John Vaillant, in the opening pages his book “The Golden Spruce,” beautifully described the coastal forests of the Pacific Northwest by saying:

“…for a stranger it is not a particularly comfortable place to be. You can be 20 paces from a road or a beach and become totally disoriented; once inside there is no future and no past, only the sodden, twilit now. Underfoot is a leg-breaking tangle of roots and branches and, every 50 feet or so, your way is blocked by moss covered walls of fallen trees that may be taller than you and hundreds of feet long. These so called nurse logs will, in turn, have colonnades of younger trees growing out of them fifty years old and as orderly as pickets. In here, the boundaries between life and death, between one species and the next, blur and blend: everything is being used as a launching pad by something else; everyone wants a piece of the sky. Down below, the undergrowth is thick, and between this and the trees, it is hard to see very far; the sound of moving water is constant, and the ground is as soft and spongy as a sofa with shot springs. You have the feeling that, if you stop for too long, you will simply be grown over and absorbed by the slow and ancient riot of growth going on all around you. It can be suffocating, and the need to see the sun can become overpowering – something you could easily do if it weren’t for all of those trees.”

It is an accurate description. His book, interestingly enough, outlines the complex relationship loggers have with the forest. These people live to be in this environment, yet they spend their entire lives destroying it. It takes a very particular person that can move efficiently in that world, one that really understands it, and one that loves it. It is so incredibly ironic that these people are willing to kill it.

Lake Quinault: Image reproduced with permission by OceanLight Photography

The experience that has nagged me since returning from Washington, is that of driving in, and out, of Olympic National Park. The highway that circumnavigates the park passes across the park boundary many, many times, making it obvious the effects of logging has on this ancient forest. Long stretches of clear-cut forest, with grey stumps protruding from lifeless soil extend for miles, just before hitting the park boundary, where a 200+ foot tall wall of ancient green forest meets you. In other places, just outside the park boundary, there are replanted forests of various degree of age. Some fields of saplings, some 50 -60 year old trees. However, absolutely none of them even begin to compare to the complexity of life of the original forest.

When we destroy a forest, the least of what we kill is the trees. There are millions of organisms that live in an infinitely complex web of relationships to create the ongoing life that is the forest. To think that a logging company, or a mining company, can re-build, restore, or rejuvenate a forest that is hundreds of thousands, possibly millions, of years old is completely absurd. It is laughable to even consider. It is arrogant to think humans, or worse, large industrial entities, have the capacity to do such a thing. Usually that is left to the gods. It is simply beyond words. The best they can afford to do is plant a few saplings and call it done. In the mean time, humanity has lost a life that has incalculable beauty and meaning. It is appalling.
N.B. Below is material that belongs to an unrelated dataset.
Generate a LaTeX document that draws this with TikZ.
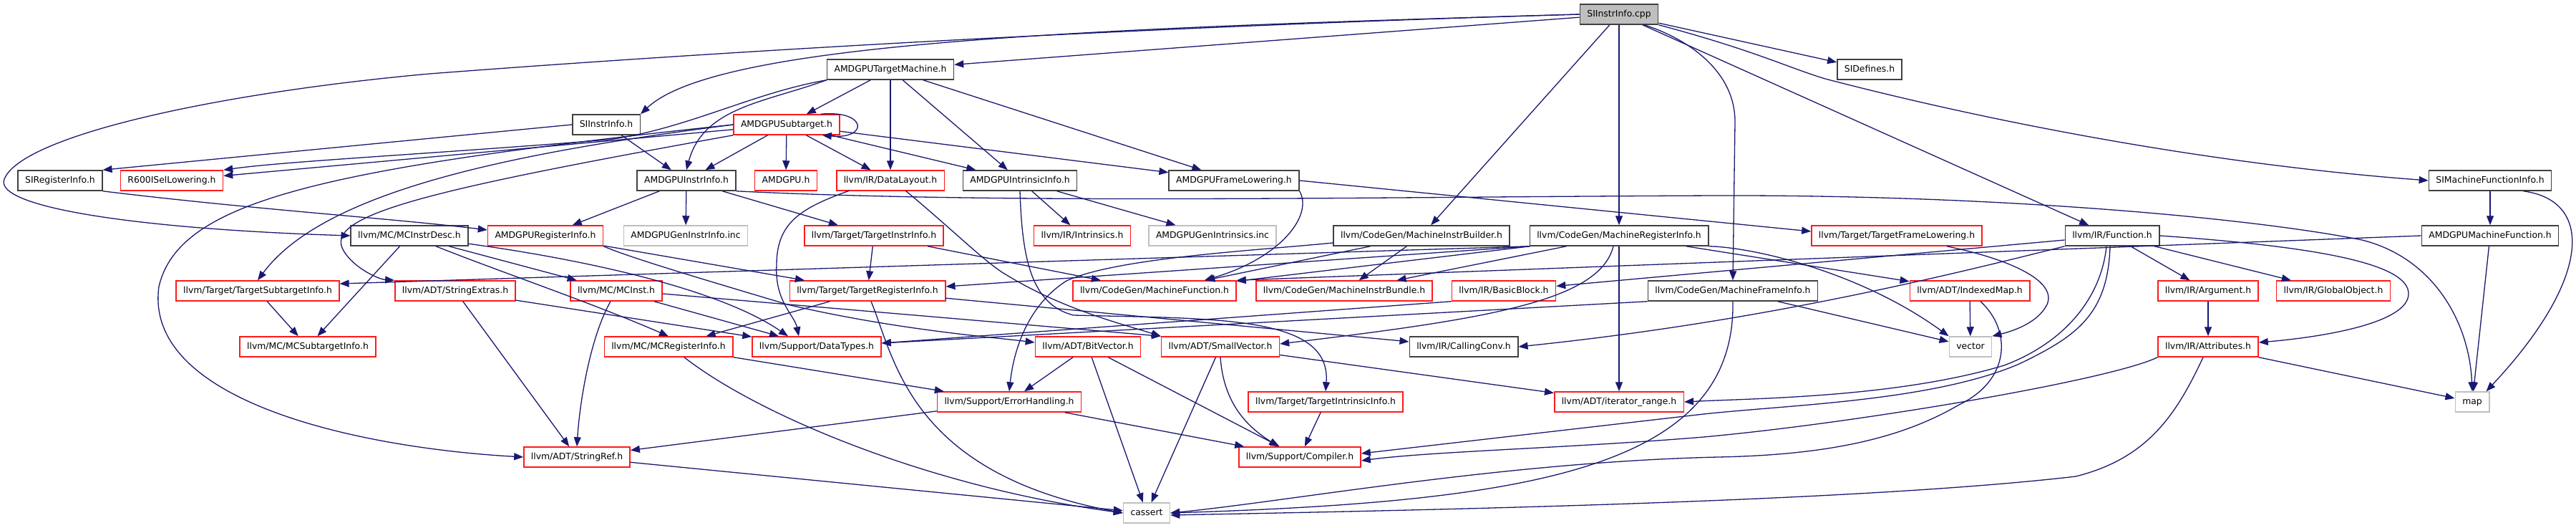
\documentclass[tikz,border=0pt]{standalone}
\usepackage{fontspec}
\setmainfont{DejaVu Sans}
\usetikzlibrary{arrows.meta}
\definecolor{edgeblue}{HTML}{191970}
\definecolor{grey75}{HTML}{BFBFBF}
\definecolor{boxblack}{HTML}{404040}
\definecolor{boxred}{HTML}{FF1A1A}
\tikzset{
  hdr/.style={draw=boxblack, line width=1.5pt, fill=white, minimum height=28pt,
    inner xsep=10pt, inner ysep=0pt, text height=9.5pt, text depth=3pt,
    font=\fontsize{12.4}{14}\selectfont},
  redhdr/.style={hdr, draw=boxred},
  syshdr/.style={hdr, draw=grey75},
  roothdr/.style={hdr, fill=grey75},
  inc/.style={draw=edgeblue, line width=1.3pt, -{Triangle[length=13pt,width=10pt]}}
}
\begin{document}
\begin{tikzpicture}[x=1pt,y=1pt]
\useasboundingbox (0,0) rectangle (3599,-736);
\node[roothdr] (cpp) at (2262,-20) {SIInstrInfo.cpp};
\node[hdr] (atm) at (1244,-97) {AMDGPUTargetMachine.h};
\node[hdr] (sidef) at (2612,-97) {SIDefines.h};
\node[hdr] (siinfo) at (847,-174) {SIInstrInfo.h};
\node[redhdr] (subtgt) at (1099,-174) {AMDGPUSubtarget.h};
\node[hdr] (sireg) at (84,-252) {SIRegisterInfo.h};
\node[redhdr] (r600) at (240,-252) {R600ISelLowering.h};
\node[hdr] (instrinfo) at (959,-252) {AMDGPUInstrInfo.h};
\node[redhdr] (amdgpu) at (1098,-252) {AMDGPU.h};
\node[redhdr] (datalayout) at (1244,-252) {llvm/IR/DataLayout.h};
\node[hdr] (intrinfo) at (1425,-252) {AMDGPUIntrinsicInfo.h};
\node[hdr] (framelow) at (1724,-252) {AMDGPUFrameLowering.h};
\node[hdr] (simfi) at (3479,-252) {SIMachineFunctionInfo.h};
\node[hdr] (mcdesc) at (572,-329) {llvm/MC/MCInstrDesc.h};
\node[redhdr] (amdreg) at (762,-329) {AMDGPURegisterInfo.h};
\node[syshdr] (geninstr) at (958,-329) {AMDGPUGenInstrInfo.inc};
\node[redhdr] (tgtinstr) at (1221,-329) {llvm/Target/TargetInstrInfo.h};
\node[redhdr] (intrinsics) at (1512,-329) {llvm/IR/Intrinsics.h};
\node[syshdr] (genintr) at (1694,-329) {AMDGPUGenIntrinsics.inc};
\node[hdr] (mib) at (1986,-329) {llvm/CodeGen/MachineInstrBuilder.h};
\node[hdr] (mri) at (2262,-329) {llvm/CodeGen/MachineRegisterInfo.h};
\node[redhdr] (tfl) at (2650,-329) {llvm/Target/TargetFrameLowering.h};
\node[hdr] (function) at (2951,-329) {llvm/IR/Function.h};
\node[hdr] (amdmf) at (3479,-329) {AMDGPUMachineFunction.h};
\node[redhdr] (tsi) at (360,-406) {llvm/Target/TargetSubtargetInfo.h};
\node[redhdr] (strext) at (636,-406) {llvm/ADT/StringExtras.h};
\node[redhdr] (mcinst) at (861,-406) {llvm/MC/MCInst.h};
\node[redhdr] (tri) at (1212,-406) {llvm/Target/TargetRegisterInfo.h};
\node[redhdr] (mfunc) at (1613,-406) {llvm/CodeGen/MachineFunction.h};
\node[redhdr] (mibundle) at (1878,-406) {llvm/CodeGen/MachineInstrBundle.h};
\node[redhdr] (bblock) at (2101,-406) {llvm/IR/BasicBlock.h};
\node[hdr] (mfi) at (2421,-406) {llvm/CodeGen/MachineFrameInfo.h};
\node[redhdr] (idxmap) at (2752,-406) {llvm/ADT/IndexedMap.h};
\node[redhdr] (argument) at (3085,-406) {llvm/IR/Argument.h};
\node[redhdr] (globobj) at (3260,-406) {llvm/IR/GlobalObject.h};
\node[redhdr] (mcsti) at (430,-484) {llvm/MC/MCSubtargetInfo.h};
\node[redhdr] (mcreg) at (934,-484) {llvm/MC/MCRegisterInfo.h};
\node[redhdr] (datatypes) at (1141,-484) {llvm/Support/DataTypes.h};
\node[redhdr] (bitvec) at (1520,-484) {llvm/ADT/BitVector.h};
\node[redhdr] (smallvec) at (1705,-484) {llvm/ADT/SmallVector.h};
\node[hdr] (callconv) at (2045,-484) {llvm/IR/CallingConv.h};
\node[syshdr] (vector) at (2753,-484) {vector};
\node[redhdr] (attrs) at (3085,-484) {llvm/IR/Attributes.h};
\node[redhdr] (errhand) at (1410,-561) {llvm/Support/ErrorHandling.h};
\node[redhdr] (tii) at (1852,-561) {llvm/Target/TargetIntrinsicInfo.h};
\node[redhdr] (iterrange) at (2262,-561) {llvm/ADT/iterator\_range.h};
\node[syshdr] (map) at (3454,-561) {map};
\node[redhdr] (strref) at (806,-638) {llvm/ADT/StringRef.h};
\node[redhdr] (compiler) at (1816,-638) {llvm/Support/Compiler.h};
\node[syshdr] (cassert) at (1602,-716) {cassert};

\draw[inc] (cpp) -- (atm);
\draw[inc] (cpp.west) .. controls (1500,-40) and (1000,-60) .. (siinfo.north east);
\draw[inc] (cpp.west) .. controls (1500,-40) and (900,-80) .. (600,-103)
  .. controls (300,-130) and (30,-190) .. (6,-250) .. controls (-10,-290) and (200,-320) .. (mcdesc.west);
\draw[inc] (cpp) -- (mib);
\draw[inc] (cpp) -- (mri);
\draw[inc] ([xshift=-20pt]cpp.south east) .. controls (2360,-55) and (2424,-100) .. (2424,-170) -- (mfi.north);
\draw[inc] (cpp) -- (sidef);
\draw[inc] (cpp.south east) .. controls (2450,-70) and (2500,-95) .. (2550,-110)
  .. controls (2800,-175) and (3100,-230) .. (simfi.west);
\draw[inc] (cpp) -- (function);

\draw[inc] (atm) -- (subtgt);
\draw[inc] (atm.south west) .. controls (1050,-130) and (960,-180) .. (850,-195)
  .. controls (600,-215) and (400,-225) .. (r600.north east);
\draw[inc] (atm.south west) to[out=200,in=75] (instrinfo.north);
\draw[inc] (atm) -- (datalayout);
\draw[inc] (atm) -- (intrinfo);
\draw[inc] (atm) -- (framelow);

\draw[inc] ([xshift=-27pt]subtgt.north east) .. controls +(65,6) and +(65,-6) .. ([xshift=-25pt]subtgt.south east);
\draw[inc] (subtgt) -- (instrinfo);
\draw[inc] (subtgt) -- (amdgpu);
\draw[inc] (subtgt) -- (datalayout);
\draw[inc] (subtgt) -- (intrinfo);
\draw[inc] (subtgt) -- (framelow);
\draw[inc] (subtgt) -- (r600);
\draw[inc] (subtgt.west) .. controls (700,-215) and (450,-270) .. (tsi.north);
\draw[inc] (subtgt.south west) .. controls (600,-265) and (450,-300) .. (480,-350)
  .. controls (495,-375) and (530,-390) .. (strext.north west);
\draw[inc] (subtgt.west) .. controls (450,-235) and (250,-280) .. (222,-400)
  .. controls (200,-560) and (500,-625) .. (strref.west);

\draw[inc] (siinfo) -- (instrinfo);
\draw[inc] (siinfo.west) -- (sireg.north east);
\draw[inc] (sireg.south east) .. controls (350,-292) and (550,-305) .. ([yshift=8pt]amdreg.west);

\draw[inc] (instrinfo) -- (amdreg);
\draw[inc] (instrinfo) -- (geninstr);
\draw[inc] (instrinfo) -- (tgtinstr);
\draw[inc] (instrinfo.south east) .. controls (1400,-285) and (1900,-275) .. (2400,-273)
  .. controls (2800,-272) and (3150,-305) .. (3300,-335) .. controls (3400,-360) and (3450,-450) .. (map.north);

\draw[inc] (1187,-266) .. controls (1120,-290) and (1085,-310) .. (1085,-370)
  .. controls (1082,-420) and (1110,-440) .. ([xshift=-25pt]datatypes.north);
\draw[inc] (1265,-266) .. controls (1330,-320) and (1370,-360) .. (1400,-380)
  .. controls (1480,-430) and (1560,-450) .. (smallvec.north west);

\draw[inc] (intrinfo) -- (intrinsics);
\draw[inc] (intrinfo) -- (genintr);
\draw[inc] (intrinfo.south) .. controls (1428,-360) and (1440,-425) .. (1500,-440)
  .. controls (1700,-445) and (1860,-440) .. (tii.north);

\draw[inc] (framelow.east) -- ([yshift=6pt]tfl.west);
\draw[inc] (framelow.south east) .. controls (1835,-300) and (1790,-360) .. ([xshift=-45pt]mfunc.north east);

\draw[inc] (simfi) -- (amdmf);
\draw[inc] ([xshift=-40pt]simfi.south east) .. controls (3625,-280) and (3620,-390) .. ([xshift=-5pt]map.north east);

\draw[inc] (mcdesc) -- (mcsti);
\draw[inc] (mcdesc) .. controls (700,-380) and (820,-420) .. (mcreg.north);
\draw[inc] (mcdesc) -- (mcinst);
\draw[inc] (mcdesc) .. controls (800,-360) and (1000,-400) .. ([xshift=-40pt]datatypes.north);

\draw[inc] (amdreg) -- ([xshift=-88pt]tri.north);
\draw[inc] (amdreg.south east) .. controls (880,-360) and (1000,-395) .. (1100,-425)
  .. controls (1250,-460) and (1380,-470) .. ([yshift=6pt]bitvec.west);

\draw[inc] (tgtinstr) -- (tri);
\draw[inc] (tgtinstr) -- (mfunc);

\draw[inc] (mib) -- (mfunc);
\draw[inc] (mib) -- (mibundle);
\draw[inc] ([yshift=-10pt]mib.west) .. controls (1750,-350) and (1560,-360) .. (1490,-392)
  .. controls (1430,-430) and (1415,-500) .. (errhand.north);

\draw[inc] (mri) -- (mfunc);
\draw[inc] (mri) -- (mibundle);
\draw[inc] ([xshift=-8pt]mri.south) .. controls (2235,-420) and (2080,-445) .. ([yshift=4pt]smallvec.east);
\draw[inc] (mri) -- (iterrange);
\draw[inc] (mri) -- (idxmap);
\draw[inc] (mri.south east) .. controls (2450,-345) and (2600,-380) .. (vector.north west);
\draw[inc] (mri.south west) -- ([yshift=6pt]tri.east);
\draw[inc] (mri.south west) -- ([yshift=10pt]tsi.east);

\draw[inc] ([xshift=-50pt]tfl.south east) .. controls (2800,-360) and (2875,-390) .. (2860,-425)
  .. controls (2845,-455) and (2800,-465) .. (vector.north east);

\draw[inc] (function) -- (bblock);
\draw[inc] (function.south west) .. controls (2700,-390) and (2450,-450) .. (callconv.east);
\draw[inc] ([xshift=-8pt]function.south) .. controls (2935,-420) and (2880,-480) .. (2800,-510)
  .. controls (2650,-555) and (2450,-556) .. (iterrange.east);
\draw[inc] ([xshift=-3pt]function.south) .. controls (2945,-440) and (2900,-470) .. (2821,-508)
  .. controls (2700,-560) and (2500,-565) .. (2380,-578) -- ([yshift=5pt]compiler.east);
\draw[inc] (function) -- (argument);
\draw[inc] (function) -- (globobj);
\draw[inc] (function.east) .. controls (3250,-345) and (3365,-370) .. (3365,-410)
  .. controls (3365,-450) and (3250,-470) .. ([yshift=6pt]attrs.east);

\draw[inc] (amdmf.west) -- (mfunc.north east);
\draw[inc] (amdmf) -- (map);

\draw[inc] (tsi) -- (mcsti);
\draw[inc] (strext) -- (strref);
\draw[inc] (strext) -- (datatypes);
\draw[inc] ([xshift=-8pt]mcinst.south) .. controls (825,-470) and (810,-560) .. (strref.north);
\draw[inc] (mcinst) -- (datatypes);
\draw[inc] ([yshift=-4pt]mcinst.east) -- (smallvec.north west);

\draw[inc] (tri) -- (mcreg);
\draw[inc] ([xshift=5pt]tri.south) .. controls (1250,-500) and (1270,-660) .. (cassert.west);
\draw[inc] (tri) -- (callconv);

\draw[inc] (mfi) -- (vector);
\draw[inc] (mfi.south) .. controls (2425,-650) and (2150,-700) .. (cassert.east);
\draw[inc] (mfi.south west) -- ([yshift=5pt]datatypes.east);
\draw[inc] (bblock.south west) -- ([yshift=5pt]datatypes.east);

\draw[inc] (idxmap) -- (vector);
\draw[inc] ([xshift=15pt]idxmap.south) .. controls (2810,-460) and (2810,-530) .. (2737,-565)
  .. controls (2660,-610) and (2560,-635) .. (2400,-638) .. controls (2100,-645) and (1800,-700) .. (cassert.east);

\draw[inc] (argument) -- (attrs);
\draw[inc] (attrs) -- (map);
\draw[inc] ([xshift=-7pt]attrs.south) .. controls (3040,-580) and (3000,-640) .. (2900,-665)
  .. controls (2600,-700) and (2000,-712) .. ([yshift=-3pt]cassert.east);
\draw[inc] (attrs.south west) .. controls (2950,-530) and (2600,-590) .. (2380,-610)
  .. controls (2200,-625) and (2000,-630) .. ([yshift=-5pt]compiler.east);

\draw[inc] (mcreg) -- (errhand);
\draw[inc] ([xshift=22pt]mcreg.south) .. controls (1060,-580) and (1300,-680) .. (cassert.west);

\draw[inc] (bitvec) -- (errhand);
\draw[inc] (bitvec) -- (cassert);
\draw[inc] (bitvec) -- (compiler);

\draw[inc] (smallvec) -- (cassert);
\draw[inc] (smallvec.south) .. controls (1710,-570) and (1750,-600) .. ([xshift=-30pt]compiler.north);
\draw[inc] (smallvec) -- (iterrange);

\draw[inc] (errhand) -- (strref);
\draw[inc] (errhand) -- (compiler);
\draw[inc] (tii) -- (compiler);
\draw[inc] (strref) -- (cassert);
\end{tikzpicture}
\end{document}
Upon my return to Minnesota, I learned that Republican Chip Cravaak, Representative of District 8,  put before the House Committee on Natural Resources a bill that has the potential to both allow Minnesota’s education system to capture (what is billed to be) badly needed money and open additional lands for logging and mining, at the expense of the Boundary Water National Forests that are now protected. There are a number of places to read about the bill, and I strongly encourage you to do so. I’ve listed a number of websites at the end of this post that will orient you to the various opinions and policies surrounding this issue. However, they all miss a very important point.

The political/economic system that we attempt to place upon nature is irrelevant. Nature does not recognize it. The politicians, financiers, and figure heads have gotten themselves into a man-made pickle about who actually controls the fate of the BWCA. There is no appropriate vocabulary in the discussion regarding saving this ecosystem simply because we do not value it for its amazing complexity and beauty. You see, nature doesn’t get to come to the bargaining table. It doesn’t explain, in legal-speak, its monitary value to our economic situation. The millions of species in the BWCA ecosystem are lumped into one category, called Natural Resources, and represented by humans that barely understand the infinitely complex set of relationships that make the web of life work. It is appalling that an organization can buy up vast expanses of land and forever change them to whatever suits their (industrial) needs. Land that has been in existence for millions of years can be destroyed in an instant, with no responsibility to the thousands of future generations of people who might want to learn from, experience, love that natural landscape. Nor do they have responsibility to the species of micro-organisms, insects, wildflowers and animals that are not yet in existence. It seems trite to say such things, but these are the scales that the universe operates in. We are essentially destroying ourselves by our pervasive indifference to nature’s wealth of knowledge and beauty. Humanity must realize that there are only a few things that we, have, that no other species have, that define our purpose in the web of life. We have opposable thumbs which allows us to make tools (read technology), enormously clever brains capable of designing solutions to complex problems and we have risen to a level of self-awareness, allowing us to emotionally appreciate the beauty and power of the universe. As Edward McCord says in his book, “The Value of Species,” it is ironic that we are the we are the only species capable of appreciating the power of nature, yet also the only ones that are systematically destroying it.

Be aware of this. Take action.

In closing, I’d like to offer the democratic opposition comment to the bill, by Rep. David Dill, D-Crane Lake. He said a bill under consideration would violate the state constitution. He said a simple exchange of land would work better. He then made the extraordinarily hateful comment that,

“That land in the wilderness should belong to the federal government,” Dill said. “We should do it in accordance with the constitution, and then we should mine, log, and lease the hell out of that land that we get in the change.”